* **Provided entries**:
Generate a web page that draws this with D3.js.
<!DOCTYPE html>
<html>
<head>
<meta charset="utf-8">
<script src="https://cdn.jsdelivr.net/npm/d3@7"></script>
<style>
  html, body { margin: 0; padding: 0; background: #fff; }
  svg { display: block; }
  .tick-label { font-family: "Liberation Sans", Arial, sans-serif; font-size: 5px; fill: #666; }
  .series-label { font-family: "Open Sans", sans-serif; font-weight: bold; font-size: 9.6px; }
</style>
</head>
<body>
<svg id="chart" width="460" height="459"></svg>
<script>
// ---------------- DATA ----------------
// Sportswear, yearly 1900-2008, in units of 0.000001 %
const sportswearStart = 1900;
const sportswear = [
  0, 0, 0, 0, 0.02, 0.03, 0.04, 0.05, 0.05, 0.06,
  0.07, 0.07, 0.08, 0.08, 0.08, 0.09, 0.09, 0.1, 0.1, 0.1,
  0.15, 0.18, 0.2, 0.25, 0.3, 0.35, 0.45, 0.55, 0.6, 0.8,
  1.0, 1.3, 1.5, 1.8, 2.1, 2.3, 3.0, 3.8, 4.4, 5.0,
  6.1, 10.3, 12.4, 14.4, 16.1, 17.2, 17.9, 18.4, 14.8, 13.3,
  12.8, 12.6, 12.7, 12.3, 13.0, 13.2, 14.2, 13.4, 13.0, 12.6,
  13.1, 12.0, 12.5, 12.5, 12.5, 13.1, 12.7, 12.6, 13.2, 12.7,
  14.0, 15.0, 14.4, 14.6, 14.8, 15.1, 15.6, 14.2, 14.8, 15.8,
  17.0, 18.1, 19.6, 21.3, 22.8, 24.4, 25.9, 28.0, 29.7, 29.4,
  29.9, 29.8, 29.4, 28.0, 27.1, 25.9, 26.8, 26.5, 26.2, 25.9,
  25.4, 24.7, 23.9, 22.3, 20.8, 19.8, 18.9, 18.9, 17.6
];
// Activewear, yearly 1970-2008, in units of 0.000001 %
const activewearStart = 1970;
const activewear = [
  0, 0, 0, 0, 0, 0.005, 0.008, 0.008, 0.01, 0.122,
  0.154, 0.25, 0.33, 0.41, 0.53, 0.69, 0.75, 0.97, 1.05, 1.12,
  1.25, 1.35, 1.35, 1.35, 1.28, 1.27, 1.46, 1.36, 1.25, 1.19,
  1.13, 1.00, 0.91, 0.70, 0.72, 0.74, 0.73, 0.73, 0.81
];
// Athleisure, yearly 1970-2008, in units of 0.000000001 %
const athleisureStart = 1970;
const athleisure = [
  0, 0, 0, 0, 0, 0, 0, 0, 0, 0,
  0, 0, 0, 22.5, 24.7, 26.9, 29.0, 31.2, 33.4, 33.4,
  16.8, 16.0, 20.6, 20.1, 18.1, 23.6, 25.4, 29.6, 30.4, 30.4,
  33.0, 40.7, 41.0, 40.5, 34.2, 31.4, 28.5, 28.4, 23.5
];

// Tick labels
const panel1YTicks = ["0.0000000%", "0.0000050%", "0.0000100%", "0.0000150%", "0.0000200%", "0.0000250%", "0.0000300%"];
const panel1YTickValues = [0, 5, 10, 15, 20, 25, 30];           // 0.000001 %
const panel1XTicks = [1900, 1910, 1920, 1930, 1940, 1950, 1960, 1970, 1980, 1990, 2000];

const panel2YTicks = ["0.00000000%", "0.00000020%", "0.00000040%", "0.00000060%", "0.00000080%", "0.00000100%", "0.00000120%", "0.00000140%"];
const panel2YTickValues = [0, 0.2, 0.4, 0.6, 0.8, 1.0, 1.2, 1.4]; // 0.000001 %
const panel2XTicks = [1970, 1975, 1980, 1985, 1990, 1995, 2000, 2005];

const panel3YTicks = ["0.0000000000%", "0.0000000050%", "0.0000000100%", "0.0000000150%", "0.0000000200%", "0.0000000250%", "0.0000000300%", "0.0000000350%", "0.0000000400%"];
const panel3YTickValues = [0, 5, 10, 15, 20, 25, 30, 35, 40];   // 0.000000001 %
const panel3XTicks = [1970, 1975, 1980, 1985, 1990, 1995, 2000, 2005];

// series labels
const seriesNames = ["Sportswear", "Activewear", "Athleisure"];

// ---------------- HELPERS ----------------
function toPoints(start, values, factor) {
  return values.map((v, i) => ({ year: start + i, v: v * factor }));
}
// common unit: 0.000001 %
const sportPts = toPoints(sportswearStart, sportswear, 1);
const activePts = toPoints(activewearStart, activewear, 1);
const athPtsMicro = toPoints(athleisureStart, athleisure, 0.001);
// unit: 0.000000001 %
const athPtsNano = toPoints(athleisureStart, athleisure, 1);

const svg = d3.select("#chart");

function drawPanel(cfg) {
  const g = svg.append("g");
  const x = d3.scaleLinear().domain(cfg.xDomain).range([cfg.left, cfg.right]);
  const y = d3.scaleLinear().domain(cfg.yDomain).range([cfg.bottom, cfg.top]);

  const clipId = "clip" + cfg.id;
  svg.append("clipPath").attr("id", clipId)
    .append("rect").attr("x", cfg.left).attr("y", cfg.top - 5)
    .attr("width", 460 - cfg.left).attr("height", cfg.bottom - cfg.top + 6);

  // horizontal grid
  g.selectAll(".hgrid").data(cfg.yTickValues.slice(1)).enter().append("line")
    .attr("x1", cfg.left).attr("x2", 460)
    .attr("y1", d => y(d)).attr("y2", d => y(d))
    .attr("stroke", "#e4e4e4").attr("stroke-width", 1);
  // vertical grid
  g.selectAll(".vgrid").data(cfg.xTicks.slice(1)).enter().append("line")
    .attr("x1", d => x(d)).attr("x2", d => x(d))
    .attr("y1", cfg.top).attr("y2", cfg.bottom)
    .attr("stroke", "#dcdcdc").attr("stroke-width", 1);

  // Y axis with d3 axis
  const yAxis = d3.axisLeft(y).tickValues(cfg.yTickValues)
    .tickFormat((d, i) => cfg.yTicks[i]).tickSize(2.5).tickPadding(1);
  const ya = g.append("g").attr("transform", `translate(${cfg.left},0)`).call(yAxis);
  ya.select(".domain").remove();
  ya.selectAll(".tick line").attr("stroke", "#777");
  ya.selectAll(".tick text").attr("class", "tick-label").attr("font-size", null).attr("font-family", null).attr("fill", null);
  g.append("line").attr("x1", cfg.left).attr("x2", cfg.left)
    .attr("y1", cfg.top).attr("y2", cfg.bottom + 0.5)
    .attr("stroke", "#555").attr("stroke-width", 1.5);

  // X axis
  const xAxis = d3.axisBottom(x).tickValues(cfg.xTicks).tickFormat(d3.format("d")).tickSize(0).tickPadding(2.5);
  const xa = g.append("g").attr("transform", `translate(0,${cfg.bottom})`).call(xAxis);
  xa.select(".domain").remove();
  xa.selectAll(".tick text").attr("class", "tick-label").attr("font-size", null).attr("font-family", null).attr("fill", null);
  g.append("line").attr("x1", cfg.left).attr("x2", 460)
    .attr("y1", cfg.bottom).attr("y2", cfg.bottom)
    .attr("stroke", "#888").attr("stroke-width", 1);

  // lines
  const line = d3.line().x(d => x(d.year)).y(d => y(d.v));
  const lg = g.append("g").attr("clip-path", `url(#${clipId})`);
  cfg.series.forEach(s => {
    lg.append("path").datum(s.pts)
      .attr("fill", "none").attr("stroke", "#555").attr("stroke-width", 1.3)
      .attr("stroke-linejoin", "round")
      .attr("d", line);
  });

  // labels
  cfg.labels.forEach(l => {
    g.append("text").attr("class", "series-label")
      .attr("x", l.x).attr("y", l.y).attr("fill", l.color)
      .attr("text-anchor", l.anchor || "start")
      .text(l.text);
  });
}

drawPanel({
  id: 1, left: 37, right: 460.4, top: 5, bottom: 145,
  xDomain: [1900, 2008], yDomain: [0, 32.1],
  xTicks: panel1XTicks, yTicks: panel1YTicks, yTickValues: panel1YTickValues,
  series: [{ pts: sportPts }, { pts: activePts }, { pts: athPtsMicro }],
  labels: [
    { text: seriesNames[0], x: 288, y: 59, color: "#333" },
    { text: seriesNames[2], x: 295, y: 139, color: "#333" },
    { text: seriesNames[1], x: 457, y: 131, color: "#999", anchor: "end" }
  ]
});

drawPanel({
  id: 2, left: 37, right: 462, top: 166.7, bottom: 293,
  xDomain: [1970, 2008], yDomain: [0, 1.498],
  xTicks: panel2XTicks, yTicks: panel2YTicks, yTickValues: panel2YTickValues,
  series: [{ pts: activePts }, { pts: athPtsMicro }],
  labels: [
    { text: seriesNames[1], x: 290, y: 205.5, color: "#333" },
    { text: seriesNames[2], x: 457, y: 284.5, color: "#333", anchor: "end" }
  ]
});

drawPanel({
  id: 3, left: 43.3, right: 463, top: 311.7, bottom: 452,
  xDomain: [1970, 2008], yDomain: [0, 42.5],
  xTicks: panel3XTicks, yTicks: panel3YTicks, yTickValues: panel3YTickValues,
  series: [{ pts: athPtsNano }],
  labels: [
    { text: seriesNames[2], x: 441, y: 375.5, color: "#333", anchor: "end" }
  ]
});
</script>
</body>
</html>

==

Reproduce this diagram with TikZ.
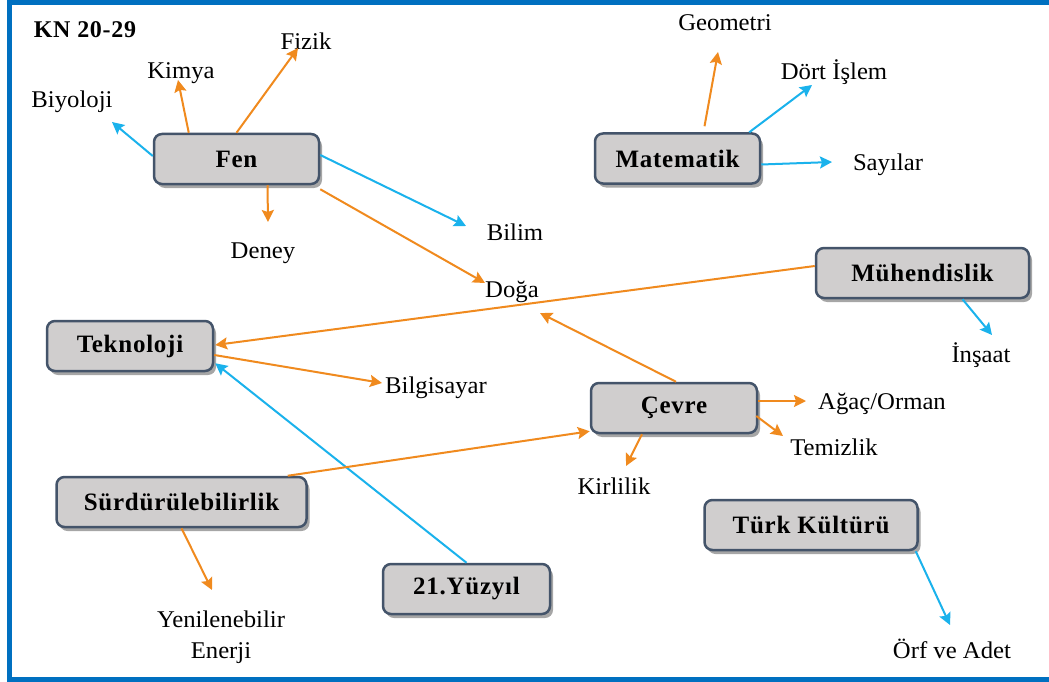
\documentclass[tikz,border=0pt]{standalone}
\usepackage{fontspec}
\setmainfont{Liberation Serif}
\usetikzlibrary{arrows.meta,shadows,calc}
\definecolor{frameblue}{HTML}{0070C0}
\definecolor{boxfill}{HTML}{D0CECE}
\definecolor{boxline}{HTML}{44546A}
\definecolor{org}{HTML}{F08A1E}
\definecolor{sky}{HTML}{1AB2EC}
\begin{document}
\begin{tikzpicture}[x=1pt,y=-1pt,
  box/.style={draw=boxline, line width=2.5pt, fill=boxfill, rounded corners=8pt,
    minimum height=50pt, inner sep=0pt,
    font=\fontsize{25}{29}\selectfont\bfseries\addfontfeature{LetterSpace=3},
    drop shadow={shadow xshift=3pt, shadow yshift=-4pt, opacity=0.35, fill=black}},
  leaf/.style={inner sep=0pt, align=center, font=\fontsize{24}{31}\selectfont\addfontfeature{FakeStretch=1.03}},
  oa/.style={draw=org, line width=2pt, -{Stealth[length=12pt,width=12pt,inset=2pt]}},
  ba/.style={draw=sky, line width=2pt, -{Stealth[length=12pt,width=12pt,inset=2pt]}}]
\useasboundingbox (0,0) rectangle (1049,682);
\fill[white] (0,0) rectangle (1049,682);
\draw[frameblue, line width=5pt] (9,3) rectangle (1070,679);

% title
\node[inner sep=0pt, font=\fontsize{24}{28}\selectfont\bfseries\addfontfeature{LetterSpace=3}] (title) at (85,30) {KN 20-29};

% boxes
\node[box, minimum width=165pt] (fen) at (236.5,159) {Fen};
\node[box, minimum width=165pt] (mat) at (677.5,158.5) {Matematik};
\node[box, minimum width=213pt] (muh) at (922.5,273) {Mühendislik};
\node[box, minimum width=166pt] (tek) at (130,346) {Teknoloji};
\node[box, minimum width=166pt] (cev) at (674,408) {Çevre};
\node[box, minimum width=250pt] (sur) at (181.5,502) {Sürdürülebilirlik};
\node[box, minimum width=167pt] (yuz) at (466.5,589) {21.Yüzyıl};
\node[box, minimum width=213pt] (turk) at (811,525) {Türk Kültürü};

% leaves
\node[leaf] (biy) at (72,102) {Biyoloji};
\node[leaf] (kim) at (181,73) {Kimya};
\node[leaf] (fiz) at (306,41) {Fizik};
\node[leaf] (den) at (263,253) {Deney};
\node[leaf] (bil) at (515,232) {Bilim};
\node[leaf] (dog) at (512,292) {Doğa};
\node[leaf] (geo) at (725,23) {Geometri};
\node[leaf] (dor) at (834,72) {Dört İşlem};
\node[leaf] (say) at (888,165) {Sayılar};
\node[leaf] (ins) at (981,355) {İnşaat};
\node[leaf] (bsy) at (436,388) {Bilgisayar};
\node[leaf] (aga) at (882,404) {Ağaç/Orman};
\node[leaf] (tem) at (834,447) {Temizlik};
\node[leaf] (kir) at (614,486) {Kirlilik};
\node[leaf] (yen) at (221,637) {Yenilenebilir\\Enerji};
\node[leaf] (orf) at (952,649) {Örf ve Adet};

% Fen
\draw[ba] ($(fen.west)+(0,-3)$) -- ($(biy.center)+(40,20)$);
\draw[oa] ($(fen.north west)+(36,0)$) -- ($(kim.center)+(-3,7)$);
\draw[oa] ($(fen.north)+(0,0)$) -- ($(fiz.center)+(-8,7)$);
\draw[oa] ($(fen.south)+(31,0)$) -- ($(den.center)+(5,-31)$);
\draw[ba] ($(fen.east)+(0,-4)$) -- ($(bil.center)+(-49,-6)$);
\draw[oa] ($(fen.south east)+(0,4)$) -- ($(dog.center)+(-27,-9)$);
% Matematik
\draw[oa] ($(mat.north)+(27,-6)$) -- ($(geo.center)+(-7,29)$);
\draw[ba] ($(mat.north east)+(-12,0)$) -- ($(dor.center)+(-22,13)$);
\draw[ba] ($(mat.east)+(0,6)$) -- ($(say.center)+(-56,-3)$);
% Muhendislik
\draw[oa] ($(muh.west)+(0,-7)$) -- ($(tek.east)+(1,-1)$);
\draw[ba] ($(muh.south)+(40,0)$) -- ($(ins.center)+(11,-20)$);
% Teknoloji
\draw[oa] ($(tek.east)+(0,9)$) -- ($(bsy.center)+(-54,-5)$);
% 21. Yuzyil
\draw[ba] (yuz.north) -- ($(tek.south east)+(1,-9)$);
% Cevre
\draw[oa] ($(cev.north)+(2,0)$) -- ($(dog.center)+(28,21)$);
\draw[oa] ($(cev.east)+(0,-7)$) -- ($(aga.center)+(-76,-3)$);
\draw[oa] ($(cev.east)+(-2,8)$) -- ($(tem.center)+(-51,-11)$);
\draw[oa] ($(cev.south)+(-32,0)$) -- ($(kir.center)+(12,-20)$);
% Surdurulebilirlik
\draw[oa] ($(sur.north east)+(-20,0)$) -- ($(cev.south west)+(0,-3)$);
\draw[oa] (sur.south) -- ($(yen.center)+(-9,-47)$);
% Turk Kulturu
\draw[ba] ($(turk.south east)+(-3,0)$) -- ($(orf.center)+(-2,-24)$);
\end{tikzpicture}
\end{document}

* **What you have to do**:
Search the entries for the word "this" and copy every line that has it.

* **Expected answer**:
Generate a web page that draws this with D3.js.
Reproduce this diagram with TikZ.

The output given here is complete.